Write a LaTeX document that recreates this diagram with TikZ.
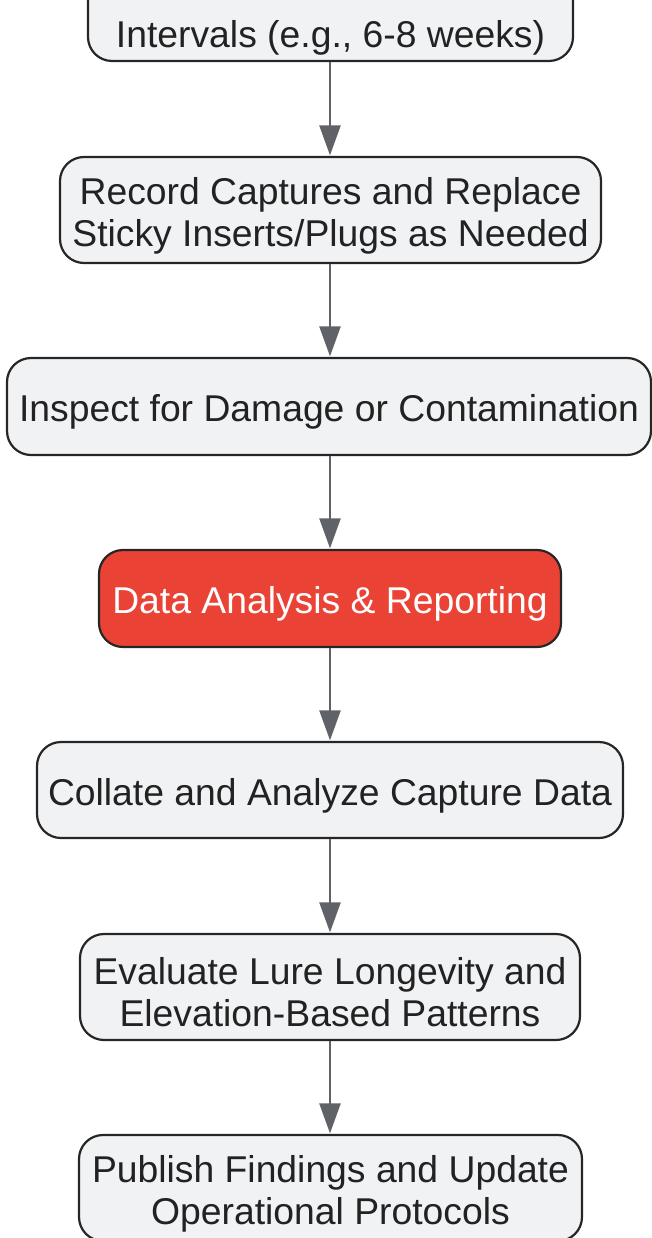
\documentclass[tikz,border=0pt]{standalone}
\usepackage{fontspec}
\setmainfont{Liberation Sans}
\usetikzlibrary{arrows.meta}
\definecolor{boxfill}{HTML}{F1F2F4}
\definecolor{boxline}{HTML}{262626}
\definecolor{txt}{HTML}{222222}
\definecolor{arrowc}{HTML}{5F6368}
\definecolor{redfill}{HTML}{EA4335}
\newcommand\tpad[1][11pt]{\rule{0pt}{\dimexpr 27pt+#1\relax}}
\tikzset{
  stepbox/.style={draw=boxline, line width=2.2pt, fill=boxfill, rounded corners=24pt,
    text=txt, align=center, inner sep=0pt,
    font=\fontsize{37.3}{42}\selectfont},
  redbox/.style={stepbox, fill=redfill, text=white},
  flow/.style={draw=arrowc, line width=2.3pt, -{Triangle[length=30pt,width=21pt]}, shorten >=0.5pt}
}
\begin{document}
\begin{tikzpicture}[x=1pt,y=-1pt]
\clip (0,0) rectangle (652,1238);
\node[stepbox, minimum width=485pt, minimum height=110pt] (n1) at (330.5,6) {\tpad[64pt]Intervals (e.g., 6-8 weeks)};
\node[stepbox, minimum width=541pt, minimum height=106pt] (n2) at (330.5,210) {\tpad Record Captures and Replace\\Sticky Inserts/Plugs as Needed};
\node[stepbox, minimum width=644pt, minimum height=97pt] (n3) at (329,406.5) {\tpad Inspect for Damage or Contamination};
\node[redbox, minimum width=462pt, minimum height=97pt] (n4) at (330,598.5) {\tpad Data Analysis \& Reporting};
\node[stepbox, minimum width=586pt, minimum height=96pt] (n5) at (330,790) {\tpad Collate and Analyze Capture Data};
\node[stepbox, minimum width=500pt, minimum height=106pt] (n6) at (330,987) {\tpad Evaluate Lure Longevity and\\Elevation-Based Patterns};
\node[stepbox, minimum width=503pt, minimum height=106pt] (n7) at (330.5,1188) {\tpad Publish Findings and Update\\Operational Protocols};
\draw[flow] (n1.south -| 330,0) -- (n2.north -| 330,0);
\draw[flow] (n2.south -| 330,0) -- (n3.north -| 330,0);
\draw[flow] (n3.south -| 330,0) -- (n4.north -| 330,0);
\draw[flow] (n4.south -| 330,0) -- (n5.north -| 330,0);
\draw[flow] (n5.south -| 330,0) -- (n6.north -| 330,0);
\draw[flow] (n6.south -| 330,0) -- (n7.north -| 330,0);
\end{tikzpicture}
\end{document}
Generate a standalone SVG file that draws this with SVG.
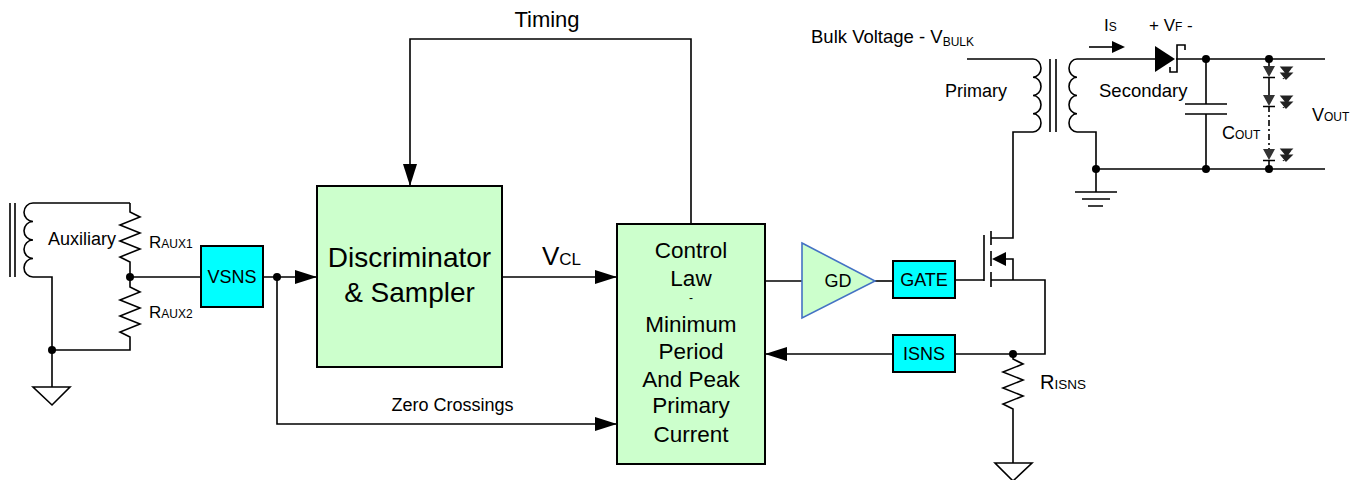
<svg xmlns="http://www.w3.org/2000/svg" width="1361" height="480" viewBox="0 0 1361 480">
<style>
text{font-family:"Liberation Sans",Arial,sans-serif;fill:#000}
.w{fill:none;stroke:#000;stroke-width:1.6}
.g{fill:#CCFFCC;stroke:#000;stroke-width:2}
.c{fill:#00FFFF;stroke:#000;stroke-width:2}
.d{fill:#000}
.f{fill:#000;stroke:none}
</style>
<defs>
<marker id="arr" viewBox="0 0 22 14" refX="22" refY="7" markerWidth="22" markerHeight="14" markerUnits="userSpaceOnUse" orient="auto"><path d="M0,0 L22,7 L0,14 z" fill="#000"/></marker>
</defs>
<rect width="1361" height="480" fill="#fff"/>

<g id="connectors">
<path class="w" d="M10,203 V277 M15,203 V277"/>
<path class="w" d="M130,203 H33 A9,9.25 0 0 0 33,221.5 A9,9.25 0 0 0 33,240 A9,9.25 0 0 0 33,258.5 A9,9.25 0 0 0 33,277 H52 V387"/>
<path class="w" d="M130,203 V212 L140,217 L120,225 L140,233 L120,241 L140,249 L120,257 L130,262 V277"/>
<path class="w" d="M130,277 V287 L140,292 L120,300 L140,308 L120,316 L140,324 L120,332 L130,337 V350 H52"/>
<path class="w" d="M33,387 H70 L52,405 Z"/>
<path class="w" d="M130,277 H201"/>
<path class="w" d="M263,277 H317" marker-end="url(#arr)"/>
<path class="w" d="M277,277 V424 H617" marker-end="url(#arr)"/>
<path class="w" d="M502,277 H617" marker-end="url(#arr)"/>
<path class="w" d="M691,224 V39 H410 V186" marker-end="url(#arr)"/>
<path class="w" d="M765,281 H802"/>
<path class="w" d="M875,281 H893"/>
<path class="w" d="M955,280 H984 M984,235 V281"/>
<path class="w" d="M991,231 V245 M991,251 V266 M991,272 V287"/>
<path class="w" d="M991,238 H1013 V132 H1033"/>
<path class="w" d="M991,280 H1045 V354 H955"/>
<path class="w" d="M1004,259 H1013 V280"/>
<path class="f" d="M992,259 L1006,252 L1006,266 Z"/>
<path class="w" d="M893,354 H765" marker-end="url(#arr)"/>
<path class="w" d="M1013,354 V359 L1023,364 L1003,372 L1023,380 L1003,388 L1023,396 L1003,404 L1013,409 V463"/>
<path class="w" d="M995,463 H1032 L1013,481 Z"/>
<path class="w" d="M967,59 H1033 A8,9.125 0 0 1 1033,77.25 A8,9.125 0 0 1 1033,95.5 A8,9.125 0 0 1 1033,113.75 A8,9.125 0 0 1 1033,132"/>
<path class="w" d="M1050,59 V132 M1056,59 V132"/>
<path class="w" d="M1155,59 H1077 A8,9.125 0 0 0 1077,77.25 A8,9.125 0 0 0 1077,95.5 A8,9.125 0 0 0 1077,113.75 A8,9.125 0 0 0 1077,132 H1096 V192"/>
<path class="w" d="M1075,192 H1117 M1082,199 H1110 M1088,206 H1103"/>
<path class="w" d="M1176,59 H1325 M1096,169 H1325"/>
<path class="w" d="M1089,47 H1113"/>
<path class="f" d="M1125,47 L1112,41 L1112,53 Z"/>
<path class="f" d="M1155,46 L1175,59 L1155,72 Z"/>
<path class="w" d="M1185,50 V45 H1177 V72 H1170 V67"/>
<path class="w" d="M1206,59 V104 M1206,114 V169 M1185,104 H1227 M1185,114 H1227"/>
<path class="w" d="M1269,59 V66 M1269,77 V95 M1269,160 V169 M1263,77.5 H1275 M1263,106.5 H1275 M1263,160.5 H1275"/>
<path class="w" d="M1269,106 V149" stroke-dasharray="6,3,2,3"/>
<path fill="#333" d="M1263,66 H1275 L1269,77 Z M1263,95 H1275 L1269,106 Z M1263,149 H1275 L1269,160 Z"/>
<g fill="#222" stroke="#222" stroke-width="1.2">
<path d="M1281,67 H1292 L1286,73 Z M1281,73 H1292 L1286,79 Z M1292,67 L1283,79"/>
<path d="M1281,96 H1292 L1286,102 Z M1281,102 H1292 L1286,108 Z M1292,96 L1283,108"/>
<path d="M1281,149 H1292 L1286,155 Z M1281,155 H1292 L1286,161 Z M1292,149 L1283,161"/>
</g>
<g class="d">
<circle cx="130" cy="277" r="4"/><circle cx="277" cy="277" r="4"/><circle cx="52" cy="350" r="4"/>
<circle cx="1013" cy="354" r="4"/><circle cx="1096" cy="169" r="4"/>
<circle cx="1206" cy="59" r="4"/><circle cx="1206" cy="169" r="4"/>
<circle cx="1269" cy="59" r="4"/><circle cx="1269" cy="169" r="4"/>
</g>
</g>

<g id="vsns"><rect class="c" x="201" y="246" width="62" height="61"/><text x="232" y="283" font-size="18" text-anchor="middle">VSNS</text></g>
<g id="discriminator"><rect class="g" x="317" y="186" width="185" height="181"/>
<text x="409.5" y="267" font-size="28" text-anchor="middle">Discriminator</text>
<text x="409.5" y="302" font-size="28" text-anchor="middle">&amp; Sampler</text></g>
<g id="control"><rect class="g" x="617" y="224" width="148" height="240"/>
<g font-size="22.5" text-anchor="middle">
<text x="691" y="258">Control</text><text x="691" y="286">Law</text>
<text x="691" y="302" font-size="12">-</text>
<text x="691" y="332">Minimum</text><text x="691" y="359">Period</text>
<text x="691" y="387">And Peak</text><text x="691" y="413">Primary</text><text x="691" y="442">Current</text></g></g>
<g id="gd"><path d="M802,243 L875,281 L802,318 Z" fill="#CCFFCC" stroke="#4472C4" stroke-width="1.6"/><text x="838" y="287" font-size="18" text-anchor="middle">GD</text></g>
<g id="gate"><rect class="c" x="893" y="261" width="62" height="37"/><text x="924" y="286" font-size="18" text-anchor="middle">GATE</text></g>
<g id="isns"><rect class="c" x="893" y="335" width="62" height="37"/><text x="924" y="360" font-size="18" text-anchor="middle">ISNS</text></g>

<g id="labels">
<text x="547" y="27" font-size="22" text-anchor="middle">Timing</text>
<text x="452.5" y="411" font-size="18" text-anchor="middle">Zero Crossings</text>
<text x="542" y="265" font-size="26">V<tspan font-size="17">CL</tspan></text>
<text x="48" y="245" font-size="18">Auxiliary</text>
<text x="149" y="248" font-size="17">R<tspan font-size="12">AUX1</tspan></text>
<text x="149" y="318" font-size="17">R<tspan font-size="12">AUX2</tspan></text>
<text x="1040" y="389" font-size="20">R<tspan font-size="13.5">ISNS</tspan></text>
<text x="811" y="43" font-size="18.5">Bulk Voltage - V<tspan font-size="12" dy="3">BULK</tspan></text>
<text x="945" y="97" font-size="18">Primary</text>
<text x="1099" y="97" font-size="18.5">Secondary</text>
<text x="1104" y="31" font-size="17">I<tspan font-size="12">S</tspan></text>
<text x="1149" y="31" font-size="17">+ V<tspan font-size="12">F</tspan> -</text>
<text x="1222" y="139" font-size="18">C<tspan font-size="12">OUT</tspan></text>
<text x="1312" y="121" font-size="18">V<tspan font-size="12">OUT</tspan></text>
</g>
</svg>
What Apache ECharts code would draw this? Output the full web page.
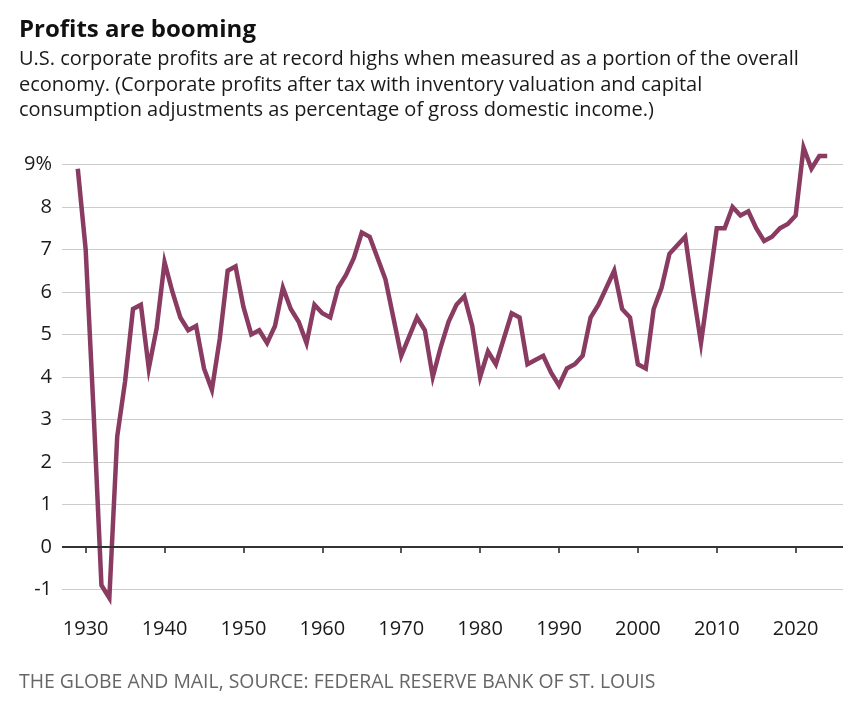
<!DOCTYPE html>
<html lang="en" style="height: 100%">
<head>
  <meta charset="utf-8">
  <title>Profits are booming</title>
</head>
<body style="height: 100%; margin: 0; background: #fff">
  <div id="container" style="height: 100%"></div>
  <script type="text/javascript" src="https://fastly.jsdelivr.net/npm/echarts@6.0.0/dist/echarts.min.js"></script>
  <script type="text/javascript">
    // corporate profits after tax (IVA, CCAdj) as % of GDI
    const years = [
      1929,
      1930, 1931, 1932, 1933, 1934, 1935, 1936, 1937, 1938, 1939,
      1940, 1941, 1942, 1943, 1944, 1945, 1946, 1947, 1948, 1949,
      1950, 1951, 1952, 1953, 1954, 1955, 1956, 1957, 1958, 1959,
      1960, 1961, 1962, 1963, 1964, 1965, 1966, 1967, 1968, 1969,
      1970, 1971, 1972, 1973, 1974, 1975, 1976, 1977, 1978, 1979,
      1980, 1981, 1982, 1983, 1984, 1985, 1986, 1987, 1988, 1989,
      1990, 1991, 1992, 1993, 1994, 1995, 1996, 1997, 1998, 1999,
      2000, 2001, 2002, 2003, 2004, 2005, 2006, 2007, 2008, 2009,
      2010, 2011, 2012, 2013, 2014, 2015, 2016, 2017, 2018, 2019,
      2020, 2021, 2022, 2023, 2024
    ];
    const profitShare = [
      8.9,
      7.0, 3.2, -0.9, -1.2, 2.6, 3.9, 5.6, 5.7, 4.2, 5.15,
      6.7, 6.0, 5.4, 5.1, 5.2, 4.2, 3.7, 4.9, 6.5, 6.6,
      5.65, 5.0, 5.1, 4.8, 5.2, 6.1, 5.6, 5.3, 4.8, 5.7,
      5.5, 5.4, 6.1, 6.4, 6.8, 7.4, 7.3, 6.8, 6.3, 5.4,
      4.5, 4.95, 5.4, 5.1, 4.0, 4.7, 5.3, 5.7, 5.9, 5.2,
      4.0, 4.6, 4.3, 4.9, 5.5, 5.4, 4.3, 4.4, 4.5, 4.1,
      3.8, 4.2, 4.3, 4.5, 5.4, 5.7, 6.1, 6.5, 5.6, 5.4,
      4.3, 4.2, 5.6, 6.1, 6.9, 7.1, 7.3, 6.0, 4.8, 6.15,
      7.5, 7.5, 8.0, 7.8, 7.9, 7.5, 7.2, 7.3, 7.5, 7.6,
      7.8, 9.4, 8.9, 9.2, 9.2
    ];
    const xTicks = [1930, 1940, 1950, 1960, 1970, 1980, 1990, 2000, 2010, 2020];

    const titleText = 'Profits are booming';
    const subLines = [
      'U.S. corporate profits are at record highs when measured as a portion of the overall',
      'economy. (Corporate profits after tax with inventory valuation and capital',
      'consumption adjustments as percentage of gross domestic income.)'
    ];
    const sourceText = 'THE GLOBE AND MAIL, SOURCE: FEDERAL RESERVE BANK OF ST. LOUIS';

    var dom = document.getElementById('container');
    var myChart = echarts.init(dom, null, { renderer: 'canvas' });

    const font = "'Open Sans', 'Noto Sans', sans-serif";
    const lineData = years.map((y, i) => [y, profitShare[i]]);

    var option = {
      animation: false,
      backgroundColor: '#fff',
      textStyle: { fontFamily: font },
      title: [
        {
          text: titleText,
          subtext: subLines.join('\n'),
          left: 19,
          top: 18,
          padding: 0,
          itemGap: 5,
          textStyle: { fontFamily: font, fontSize: 24, fontWeight: 'bold', color: '#111' },
          subtextStyle: { fontFamily: font, fontSize: 20, lineHeight: 25.5, color: '#1a1a1a' }
        },
        {
          text: sourceText,
          left: 19,
          top: 673,
          padding: 0,
          textStyle: { fontFamily: font, fontSize: 19.4, fontWeight: 'normal', color: '#666' }
        }
      ],
      grid: {
        left: 62,
        right: 11,
        top: 164.5,
        height: 425
      },
      xAxis: {
        type: 'value',
        min: 1927,
        max: 2026,
        offset: 9,
        axisLine: { show: false },
        splitLine: { show: false },
        axisTick: {
          show: true,
          length: 6,
          customValues: xTicks,
          lineStyle: { color: '#222', width: 1.5 }
        },
        axisLabel: {
          customValues: xTicks,
          margin: 21,
          fontSize: 20,
          color: '#1a1a1a',
          fontFamily: font,
          formatter: v => String(v)
        }
      },
      yAxis: {
        type: 'value',
        min: -1,
        max: 9,
        interval: 1,
        axisLine: { show: false },
        axisTick: { show: false },
        axisLabel: {
          margin: 10,
          fontSize: 20,
          color: '#1a1a1a',
          fontFamily: font,
          formatter: v => (v === 9 ? '9%' : String(v))
        },
        splitLine: { lineStyle: { color: '#cccccc', width: 1.2 } }
      },
      series: [
        {
          type: 'line',
          data: lineData,
          showSymbol: false,
          clip: false,
          lineStyle: { color: '#8a3b61', width: 4.5, join: 'miter' },
          markLine: {
            silent: true,
            symbol: 'none',
            label: { show: false },
            lineStyle: { color: '#333', width: 2, type: 'solid' },
            data: [{ yAxis: 0 }]
          },
          z: 3
        }
      ]
    };

    myChart.setOption(option);
    window.addEventListener('resize', myChart.resize);
  </script>
</body>
</html>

**Task statement**
Copy every line of the listing where the word "standalone" appears.

**Response below**
\documentclass[tikz,border=0pt]{standalone}
Generate a standalone SVG file that draws this with SVG.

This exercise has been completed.